As far as grand slam semi-finals go, yesterday’s tussle between Novak Djokovic and Stan Wawrinka was certainly one of the most bizarre ones witnessed in recent years.
After delivering two sensational five-setters in the last two Australian Opens, Djokovic and the defending champion failed to live up to their glorious past as they stumbled through three and a half hours of disconnected tennis before the world No1 came through 7-6 (1), 3-6, 6-4, 4-6, 6-0.
Wawrinka, whose failure to defend his title means he will drop from No4 to No9 in the world rankings, had one word to describe the match: “strange,” stated the Swiss.
“Not the best, for sure.”
Playing his first night session of the tournament, Wawrinka admits he struggled to adapt early on with the change in conditions compared to his previous morning matches. Despite that, it was he who had the better start, breaking for a 4-3 lead in the first set on a wide crosscourt forehand from Djokovic.
Djokovic broke to love immediately though and the set went to a tiebreak. A good challenge from the Serb showed that a Wawrinka backhand was just wide and that opening point set the tone for the rest of the breaker. Wawrinka hesitated at the net the next point to get lobbed by Djokovic and the world No1 raced to a one-set lead.
Many thought that the tense opening set would lead to some looser tennis from both moving on, but the level of tennis just got weirder and the decision-making and shot selection from either side only got worse.
Wawrinka broke Djokovic on a double fault to lead 4-2 and he went on to take the second set to level the match.

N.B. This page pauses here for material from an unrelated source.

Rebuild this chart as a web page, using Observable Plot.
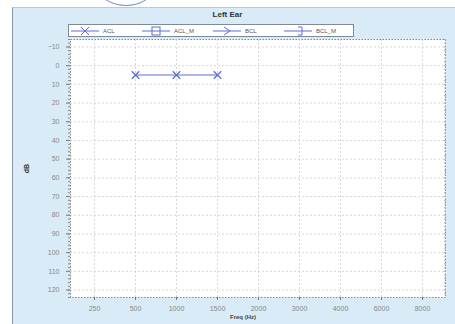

Djokovic, a four-time champion in Melbourne, saved two break points to hold in the opening game of the third before rushing to a 3-0 lead.
Wawrinka struck back to level for 3-all but an error-strewn 10th game gave the break and the set to Djokovic.
The pair exchanged breaks early in the fourth but it was Wawrinka who benefitted from a disaster of a seventh game to break and he took the fourth set, which saw a shocking zero winners and 14 unforced errors from Djokovic.
A lengthy first game in the decider saw Djokovic save a break point to hold, and the top seed never looked back, taking advantage of a Wawrinka meltdown to hand the Swiss a bagel and end his title defence.
“It was mentally, I think I'm paying the price to finish off the season with Davis Cup, not having a bigger offseason, trying to focus really well to start well the year with winning Chennai and being here trying to do the best,” confessed Wawrinka, who was on an 11-match winning streak heading into the match.
“I told my coach before the match and already yesterday that I was mentally completely dead and no battery. Tough to focus on what I want to do. Tough to focus on my game. And that's what happened today.”
Djokovic, who will now try to capture a fifth Australian Open crown in his fifth final appearance here when he takes on Andy Murray tomorrow, did not sense that Wawrinka was struggling mentally, but admits he wasn’t able to play anywhere near his best level.
“I did not play on the level that I intended before the match,” said the 27-year-old.
“There were parts of the match where I stepped in and played a game I needed to play, but parts of the match where I played too defensive and allowed him to dictate the play from the baseline.
“He has great depth in his shots. Once he has control of the rallies it's very difficult to play against him. So, yeah, it was very emotional, very tense.”
He says he will focus on the positives though heading into his final with Murray, who has played at an impeccable level so far this fortnight.
“I think I have much more positive things to reflect on in my game and then all the matches that I played so far in the tournament than the negative,” said Djokovic.
“I'm in the finals. In the end of the day, that's why I'm here to try to get far in the tournament.
“Getting to the finals in any way possible is a great achievement. I'm going to try to use that to buildup of the confidence for finals.”